Wednesday, February 23, 2005

Athletic club clerk on mend from attack

Police continue to search for leads in Ketchum assault


By MATT FURBER
Express Staff Writer

Ned Burns eases though his recovery with his fiancé Sara Lovell, Tuesday, prior to being released from the hospital a week after being admitted for emergency surgery to sew up an explosive blow to his abdomen delivered by an unknown attacker last week. Burns is a desk clerk at the Zenergy athletic club at the Thunder Spring residential complex in Ketchum where the attack occurred Feb. 15. Express photo by Dana DuGan

Volunteering time with the press Tuesday morning, Zenergy athletic club front desk clerk Ned Burns spoke about the attack that sent him to the emergency room a week ago. Police have reported no progress in the search for an assailant whose attack Feb. 15 resulted in Burns having his entire abdomen sutured.

Burns was released Tuesday from St. Luke's Wood River Medical Center after doctors made sure his digestive system was working properly again. Telephone notes, get well cards and a tall orchid decorated Burns' recovery room at the hospital as he and his fiancé Sara Lovell, who has sat with him throughout his weeklong recovery, spoke with the Mountain Express.

"The skin around (the scar) feels really weird," Burns said, showing the clean line of his stitched wound that's covered with 15 strips of medical tape arranged like a zipper from his pelvis to his chest. More stitches hold his innards together, which doctors predict will take about six weeks to heal completely.

"It is so good to know I have so many friends in the community. It has been important. I think it really has helped me to heal up faster," Burns said.

Lovell said a switchboard operator told her that Burns had received so many calls that she felt like she should have known Burns too.

Police are calling the attack aggravated battery. A sign posted on the entrance to the club last week referred to the incident as something stemming from a "personal situation."

"I think (the club) wanted to reassure (club members) that they were safe," Lovell said. "I'm sure they were in a rush, but I think there was a better way to say that. The truth is no one knows (the motive)."

Lovell said police also questioned the couple about possible motives, including jealousy and revenge.

"(Cheating) is a really common theory. Police say usually it is the motive," Lovell said. "I think anybody who knows us knows it's not a possibility."

Lowell and Burns said police even consider a possible vendetta because Burns recently testified in a civil lawsuit against a former manager of Solavie Spa in Ketchum who's been accused of embezzlement.

Burns said, however, that he didn't see the connection because his testimony was not much different than that of 40 other employees who also testified, and that he had a cordial conversation with the accused after a hearing Jan. 5.

"I was no smoking gun," Burns said. Lovell added that she didn't think police were ruling anything out, however.

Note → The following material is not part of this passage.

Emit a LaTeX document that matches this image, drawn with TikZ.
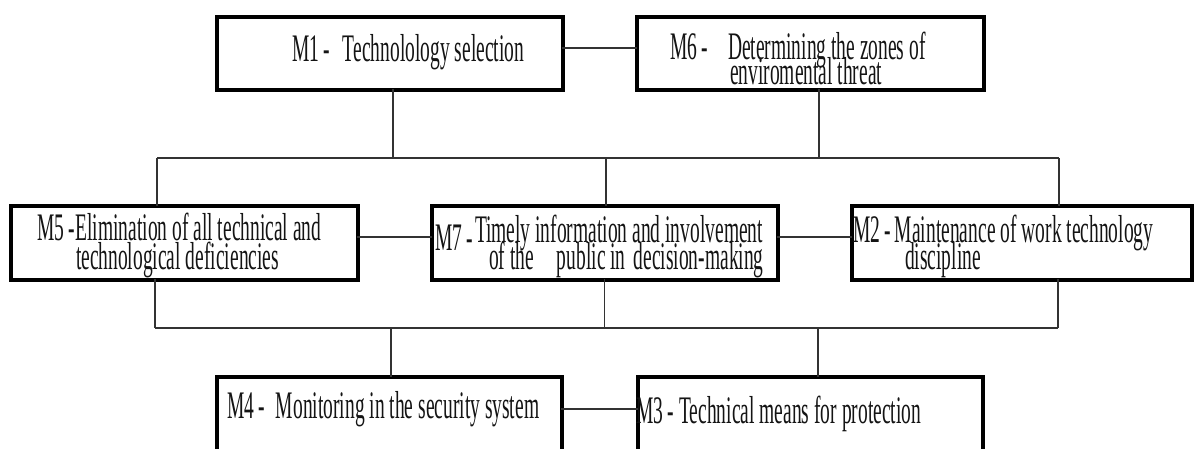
\documentclass[tikz,border=0pt]{standalone}
\usepackage{fontspec}
\setmainfont{Liberation Serif}[FakeStretch=0.5]
\begin{document}
\begin{tikzpicture}[x=1pt,y=-1pt]
\tikzset{
  box/.style={draw=black, line width=3.5pt, inner sep=0pt, outer sep=0pt, fill=white},
  boxedge/.style={line width=2.5pt, line cap=butt, line join=miter},
  conn/.style={line width=1.7pt, draw=black!80},
  lbl/.style={anchor=base west, inner sep=0pt, outer sep=0pt, text=black!92,
              font=\fontsize{39}{28}\selectfont},
}
\useasboundingbox (0,0) rectangle (1194,448);
\clip (0,0) rectangle (1194,448);

% measure boxes
\node[box, minimum width=345.5pt, minimum height=72.5pt] (M1) at (389.5,53) {};
\node[box, minimum width=346.5pt, minimum height=72.5pt] (M6) at (810,53) {};
\node[box, minimum width=346.5pt, minimum height=73.5pt] (M5) at (184,242.5) {};
\node[box, minimum width=345.5pt, minimum height=73.5pt] (M7) at (604.5,242.5) {};
\node[box, minimum width=339.5pt, minimum height=73.5pt] (M2) at (1021.5,242.5) {};
\node[box, minimum width=344.5pt, minimum height=75.5pt] (M4) at (389,414.5) {};
\node[box, minimum width=344.5pt, minimum height=75.5pt] (M3) at (810,414.5) {};

% heavier right and bottom edges of each box
\foreach \b in {M1,M6,M5,M7,M2,M4,M3}{
  \draw[boxedge] ([shift={(1.5pt,1.75pt)}]\b.north east)
    -- ([shift={(1.5pt,-1.5pt)}]\b.south east)
    -- ([shift={(-1.75pt,-1.5pt)}]\b.south west);
}

% bus lines
\coordinate (tl) at (157,158);
\coordinate (tr) at (1059,158);
\coordinate (bl) at (155,328);
\coordinate (br) at (1058,328);

% top row
\draw[conn] ([yshift=5pt]M1.east) -- ([yshift=5pt]M6.west);
\draw[conn] ([xshift=3.5pt]M1.south) -- ([xshift=3.5pt]M1.south |- tl);
\draw[conn] ([xshift=9pt]M6.south) -- ([xshift=9pt]M6.south |- tl);
\draw[conn] (tl) -- (tr);

% middle row
\draw[conn] (tl) -- (tl |- M5.north);
\draw[conn] ([xshift=1.5pt]M7.north |- tl) -- ([xshift=1.5pt]M7.north);
\draw[conn] (tr) -- (tr |- M2.north);
\draw[conn] ([yshift=5.5pt]M5.east) -- ([yshift=5.5pt]M7.west);
\draw[conn] ([yshift=5.5pt]M7.east) -- ([yshift=5.5pt]M2.west);

% lower bus
\draw[conn] (bl |- M5.south) -- (bl);
\draw[conn] (M7.south) -- (M7.south |- bl);
\draw[conn] (br |- M2.south) -- (br);
\draw[conn] (bl) -- (br);

% bottom row
\draw[conn] ([xshift=2pt]M4.north |- bl) -- ([xshift=2pt]M4.north);
\draw[conn] ([xshift=8pt]M3.north |- bl) -- ([xshift=8pt]M3.north);
\draw[conn] ([yshift=5.5pt]M4.east) -- ([yshift=5.5pt]M3.west);

% labels
\node[lbl] (t1) at (292,61) {\makebox[51pt][l]{M1 -}Technolology selection};
\node[lbl] (t6a) at (670,59) {\makebox[58pt][l]{M6 -}Determining the zones of};
\node[lbl] (t6b) at (730,84) {enviromental threat};
\node[lbl] (t5a) at (37,240) {M5 -Elimination of all technical and};
\node[lbl] (t5b) at (76,269) {technological deficiencies};
\node[lbl] (t7p) at (435,250) {M7 -};
\node[lbl] (t7a) at (475,242) {Timely information and involvement};
\node[lbl] (t7b) at (489,269) {of the\hspace{23pt}public in\hspace{8pt}decision-making};
\node[lbl] (t2a) at (853,242) {\makebox[42pt][l]{M2 -}Maintenance of work technology};
\node[lbl] (t2b) at (905,269) {discipline};
\node[lbl] (t4) at (227,418) {\makebox[49pt][l]{M4 -}Monitoring in the security system};
\node[lbl] (t3) at (636,423) {M3 - Technical means for protection};
\end{tikzpicture}
\end{document}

"I've wracked my brain. I can't think of anybody in my entire life who would do this," Burns said. "I hope there's not some sicko in this town who'd want to see what it would be like to do that to someone."

The physical description of the attacker is of a white male about 5 feet 10 inches tall with a wiry frame, said Ketchum Sgt. Nathan Taylor. "We are urging citizens to come forth with any information they have."

Burns added that the attacker was wearing a ski mask or a bandana over his face and a black hood over his head.

"One of the ideas (the police) have had is (that) maybe it was a robbery, but then he hit me and freaked out," Burns said, describing his perspective of the scene when he saw the flash of a weapon he took to be a golf club due to the shininess of the handle. "I was sitting at the desk by the cash registers and computers they use to check people in. All I could see were his eyes, nose and forehead. With the way he came in, I thought it might have been a joke. He paused for half a second ... I think I was in the process of standing up ... it was like a baseball swing. He swung and hit me. It sounded like a gunshot. I screamed a constant scream. I was in pure shock and panic. It all lasted three seconds, maybe five."

Burns said a club member was working out in a corner of the exercise room behind the glass wall facing the front desk. But neither the member nor a janitor, who was busy cleaning exercise machines, noticed anything happening until police arrived at about 8:15 p.m., Tuesday, Feb. 15, Burns said.

"I took three steps towards the gym and I realized I would not make it there," Burns said, describing how he tried to round the curved desk area to go for help. "I dug deep ... sat down and called 911. I hurt really, really bad, but I had this weird calmness and fight to live. I thought a lot about (Sara)."

Burns said police and emergency responders arrived in about four minutes and his operation was under way about 50 minutes later. Monday, nearly a week into his recovery Lovell treated Burns to a bratwurst from Grumpy's, his other employer, for dinner.

"Grumpy's is a very comforting smell. It makes me feel like everything's all right," Burns said, hopeful that whoever hit him will be caught and run through the judicial system.